Microscopic functionality of FeN4 sites in polymeric carbon nitride for efficient H2S oxidation

• DFT calculations were performed for H 2 S selective oxidation on Fe@CN. • A new quasi Mars-van Krevelen mechanism including withdrawal and regenerating surface proton during catalysis is determined. • Fe atom prefers to form FeN 4 -CN with the barrier of 0.48 eV for H 2 S selective oxidation. The development of the low-cost and efficient catalysts for H 2 S removal is essential and provides an alternative to the traditional Claus process. However, the microscopic mechanism of thermocatalysis for H 2 S selective oxidation has rarely been systematically studied.
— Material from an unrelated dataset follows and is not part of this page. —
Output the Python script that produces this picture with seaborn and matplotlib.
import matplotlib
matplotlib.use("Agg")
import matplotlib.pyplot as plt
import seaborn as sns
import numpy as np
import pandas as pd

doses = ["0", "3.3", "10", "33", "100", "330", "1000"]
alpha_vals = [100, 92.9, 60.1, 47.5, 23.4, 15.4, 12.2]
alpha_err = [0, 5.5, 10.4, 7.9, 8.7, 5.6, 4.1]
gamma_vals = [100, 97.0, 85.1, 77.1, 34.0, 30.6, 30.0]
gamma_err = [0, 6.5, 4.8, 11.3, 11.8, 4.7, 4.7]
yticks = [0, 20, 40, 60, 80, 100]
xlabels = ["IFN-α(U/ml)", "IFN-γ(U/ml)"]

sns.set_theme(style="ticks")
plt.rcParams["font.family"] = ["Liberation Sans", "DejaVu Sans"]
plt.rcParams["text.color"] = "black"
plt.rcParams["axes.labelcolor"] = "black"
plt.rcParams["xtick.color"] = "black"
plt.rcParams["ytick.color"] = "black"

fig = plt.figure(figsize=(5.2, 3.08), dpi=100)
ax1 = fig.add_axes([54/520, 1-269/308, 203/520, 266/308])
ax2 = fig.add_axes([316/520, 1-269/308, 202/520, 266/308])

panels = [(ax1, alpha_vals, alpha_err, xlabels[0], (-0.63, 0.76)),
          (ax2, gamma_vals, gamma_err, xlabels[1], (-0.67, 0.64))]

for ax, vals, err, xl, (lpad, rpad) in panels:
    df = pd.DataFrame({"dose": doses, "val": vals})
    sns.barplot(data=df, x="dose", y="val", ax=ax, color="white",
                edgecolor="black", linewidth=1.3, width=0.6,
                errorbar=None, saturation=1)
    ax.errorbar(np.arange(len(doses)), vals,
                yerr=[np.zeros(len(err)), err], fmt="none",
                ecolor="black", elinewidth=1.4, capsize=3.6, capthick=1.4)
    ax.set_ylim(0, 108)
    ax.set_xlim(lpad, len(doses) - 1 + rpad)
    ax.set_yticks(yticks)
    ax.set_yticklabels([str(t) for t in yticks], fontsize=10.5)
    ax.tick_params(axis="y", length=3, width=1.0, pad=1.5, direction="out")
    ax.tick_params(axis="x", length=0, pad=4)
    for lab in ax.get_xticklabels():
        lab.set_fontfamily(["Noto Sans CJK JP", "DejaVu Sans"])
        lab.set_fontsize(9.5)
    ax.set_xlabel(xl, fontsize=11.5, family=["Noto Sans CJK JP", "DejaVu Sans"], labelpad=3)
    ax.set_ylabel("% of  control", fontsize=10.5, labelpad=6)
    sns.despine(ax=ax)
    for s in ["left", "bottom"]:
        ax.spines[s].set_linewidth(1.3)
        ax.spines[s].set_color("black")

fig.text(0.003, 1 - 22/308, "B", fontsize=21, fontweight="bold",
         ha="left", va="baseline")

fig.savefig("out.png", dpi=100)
Herein, we report the microscopic mechanism of H 2 S selective oxidation on the single atom Fe-doped carbon nitride (Fe@CN) by the density functional theory (DFT) calculations. The results indicate that Fe atom prefers to form FeN 4 -CN with the barrier of 0.48 eV for H 2 S selective oxidation, which agrees well with the experimental results. Furthermore, a new quasi Mars–van Krevelen (quasi-MvK) mechanism including extracting and refilling the proton on Fe@CN is determined. Overall, this work reports the mechanism for selective oxidation of H 2 S into elemental S at the atomic scale, which provide theoretical insights into the design and development of highly reactive and selective catalysts for H 2 S oxidation.